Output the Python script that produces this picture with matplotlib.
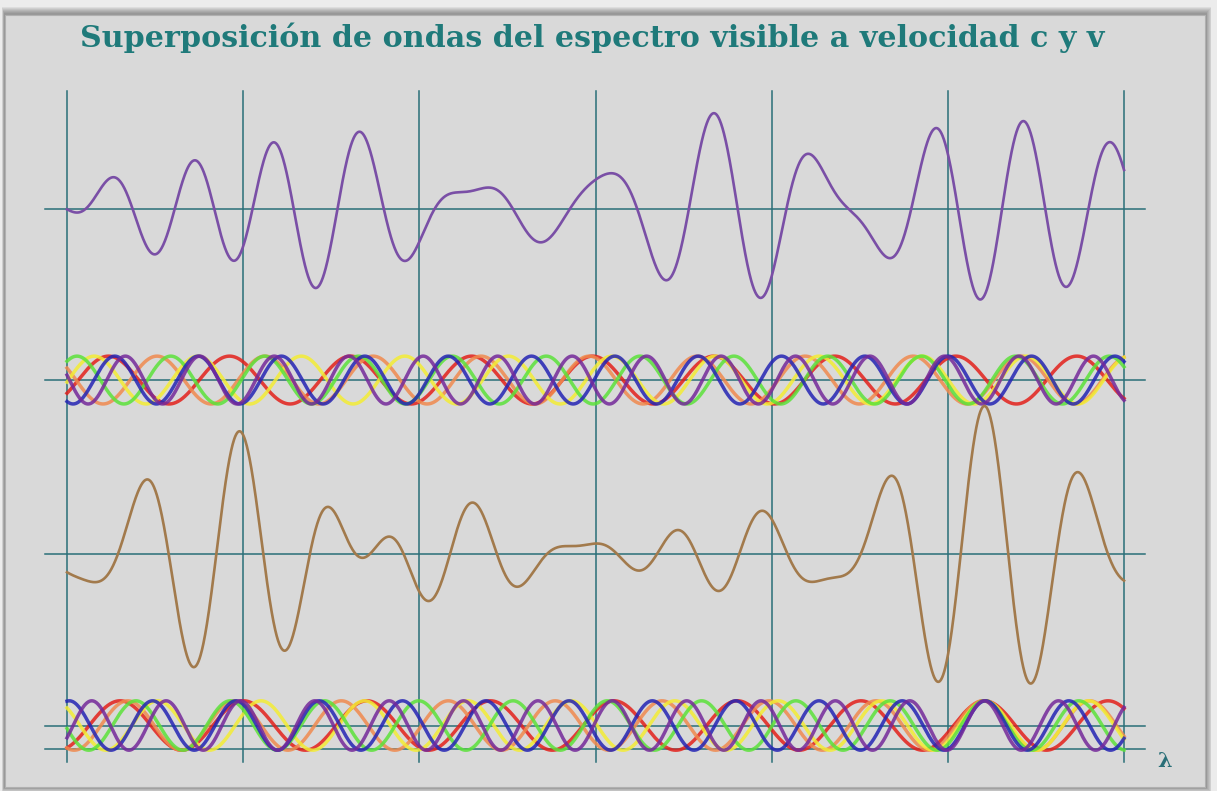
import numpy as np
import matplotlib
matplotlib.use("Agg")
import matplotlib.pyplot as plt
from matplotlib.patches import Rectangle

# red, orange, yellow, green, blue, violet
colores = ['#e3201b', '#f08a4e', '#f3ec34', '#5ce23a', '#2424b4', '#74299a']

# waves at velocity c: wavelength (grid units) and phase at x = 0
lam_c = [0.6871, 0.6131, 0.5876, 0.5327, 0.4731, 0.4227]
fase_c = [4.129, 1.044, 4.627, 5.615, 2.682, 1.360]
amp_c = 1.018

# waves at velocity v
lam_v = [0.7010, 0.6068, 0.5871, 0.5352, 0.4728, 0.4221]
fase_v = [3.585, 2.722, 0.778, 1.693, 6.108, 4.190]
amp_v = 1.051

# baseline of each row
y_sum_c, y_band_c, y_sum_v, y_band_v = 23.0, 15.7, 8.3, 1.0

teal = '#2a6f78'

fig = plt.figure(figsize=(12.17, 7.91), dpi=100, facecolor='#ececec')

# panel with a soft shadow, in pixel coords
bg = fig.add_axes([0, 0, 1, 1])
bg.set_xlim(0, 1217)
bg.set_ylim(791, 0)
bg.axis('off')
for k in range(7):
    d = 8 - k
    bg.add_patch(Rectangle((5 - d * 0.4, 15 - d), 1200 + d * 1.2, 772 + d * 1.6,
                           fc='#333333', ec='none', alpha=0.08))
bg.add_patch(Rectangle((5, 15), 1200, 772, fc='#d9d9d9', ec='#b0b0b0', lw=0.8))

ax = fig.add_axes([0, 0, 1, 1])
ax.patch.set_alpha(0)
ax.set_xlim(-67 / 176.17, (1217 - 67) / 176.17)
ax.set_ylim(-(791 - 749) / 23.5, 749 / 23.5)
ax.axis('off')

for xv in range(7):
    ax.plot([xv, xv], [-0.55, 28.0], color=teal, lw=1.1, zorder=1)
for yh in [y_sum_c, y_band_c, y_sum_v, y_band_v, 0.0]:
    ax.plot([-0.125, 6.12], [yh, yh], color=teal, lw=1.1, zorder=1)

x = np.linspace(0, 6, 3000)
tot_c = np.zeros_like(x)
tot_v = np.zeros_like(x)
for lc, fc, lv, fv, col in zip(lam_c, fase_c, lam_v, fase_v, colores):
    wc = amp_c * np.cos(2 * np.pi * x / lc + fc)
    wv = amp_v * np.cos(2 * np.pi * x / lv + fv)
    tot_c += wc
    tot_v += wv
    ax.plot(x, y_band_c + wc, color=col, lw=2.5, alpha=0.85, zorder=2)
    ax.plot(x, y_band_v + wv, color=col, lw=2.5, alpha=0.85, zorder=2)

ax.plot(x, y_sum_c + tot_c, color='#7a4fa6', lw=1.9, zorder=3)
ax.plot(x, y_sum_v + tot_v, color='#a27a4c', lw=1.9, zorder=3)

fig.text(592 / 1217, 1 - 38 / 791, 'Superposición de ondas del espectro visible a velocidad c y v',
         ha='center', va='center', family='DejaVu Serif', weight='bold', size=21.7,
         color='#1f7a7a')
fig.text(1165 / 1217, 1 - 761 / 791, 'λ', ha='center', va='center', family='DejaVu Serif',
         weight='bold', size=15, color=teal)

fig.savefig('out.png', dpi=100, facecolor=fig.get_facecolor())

= = = = =

Every line of the data above should be quoted exactly. Omit the pictures.

Output the Python script that produces this picture with matplotlib.
import numpy as np
import matplotlib
matplotlib.use("Agg")
import matplotlib.pyplot as plt
from matplotlib.patches import Rectangle

# red, orange, yellow, green, blue, violet
colores = ['#e3201b', '#f08a4e', '#f3ec34', '#5ce23a', '#2424b4', '#74299a']

# waves at velocity c: wavelength (grid units) and phase at x = 0
lam_c = [0.6871, 0.6131, 0.5876, 0.5327, 0.4731, 0.4227]
fase_c = [4.129, 1.044, 4.627, 5.615, 2.682, 1.360]
amp_c = 1.018

# waves at velocity v
lam_v = [0.7010, 0.6068, 0.5871, 0.5352, 0.4728, 0.4221]
fase_v = [3.585, 2.722, 0.778, 1.693, 6.108, 4.190]
amp_v = 1.051

# baseline of each row
y_sum_c, y_band_c, y_sum_v, y_band_v = 23.0, 15.7, 8.3, 1.0

teal = '#2a6f78'

fig = plt.figure(figsize=(12.17, 7.91), dpi=100, facecolor='#ececec')

# panel with a soft shadow, in pixel coords
bg = fig.add_axes([0, 0, 1, 1])
bg.set_xlim(0, 1217)
bg.set_ylim(791, 0)
bg.axis('off')
for k in range(7):
    d = 8 - k
    bg.add_patch(Rectangle((5 - d * 0.4, 15 - d), 1200 + d * 1.2, 772 + d * 1.6,
                           fc='#333333', ec='none', alpha=0.08))
bg.add_patch(Rectangle((5, 15), 1200, 772, fc='#d9d9d9', ec='#b0b0b0', lw=0.8))

ax = fig.add_axes([0, 0, 1, 1])
ax.patch.set_alpha(0)
ax.set_xlim(-67 / 176.17, (1217 - 67) / 176.17)
ax.set_ylim(-(791 - 749) / 23.5, 749 / 23.5)
ax.axis('off')

for xv in range(7):
    ax.plot([xv, xv], [-0.55, 28.0], color=teal, lw=1.1, zorder=1)
for yh in [y_sum_c, y_band_c, y_sum_v, y_band_v, 0.0]:
    ax.plot([-0.125, 6.12], [yh, yh], color=teal, lw=1.1, zorder=1)

x = np.linspace(0, 6, 3000)
tot_c = np.zeros_like(x)
tot_v = np.zeros_like(x)
for lc, fc, lv, fv, col in zip(lam_c, fase_c, lam_v, fase_v, colores):
    wc = amp_c * np.cos(2 * np.pi * x / lc + fc)
    wv = amp_v * np.cos(2 * np.pi * x / lv + fv)
    tot_c += wc
    tot_v += wv
    ax.plot(x, y_band_c + wc, color=col, lw=2.5, alpha=0.85, zorder=2)
    ax.plot(x, y_band_v + wv, color=col, lw=2.5, alpha=0.85, zorder=2)

ax.plot(x, y_sum_c + tot_c, color='#7a4fa6', lw=1.9, zorder=3)
ax.plot(x, y_sum_v + tot_v, color='#a27a4c', lw=1.9, zorder=3)

fig.text(592 / 1217, 1 - 38 / 791, 'Superposición de ondas del espectro visible a velocidad c y v',
         ha='center', va='center', family='DejaVu Serif', weight='bold', size=21.7,
         color='#1f7a7a')
fig.text(1165 / 1217, 1 - 761 / 791, 'λ', ha='center', va='center', family='DejaVu Serif',
         weight='bold', size=15, color=teal)

fig.savefig('out.png', dpi=100, facecolor=fig.get_facecolor())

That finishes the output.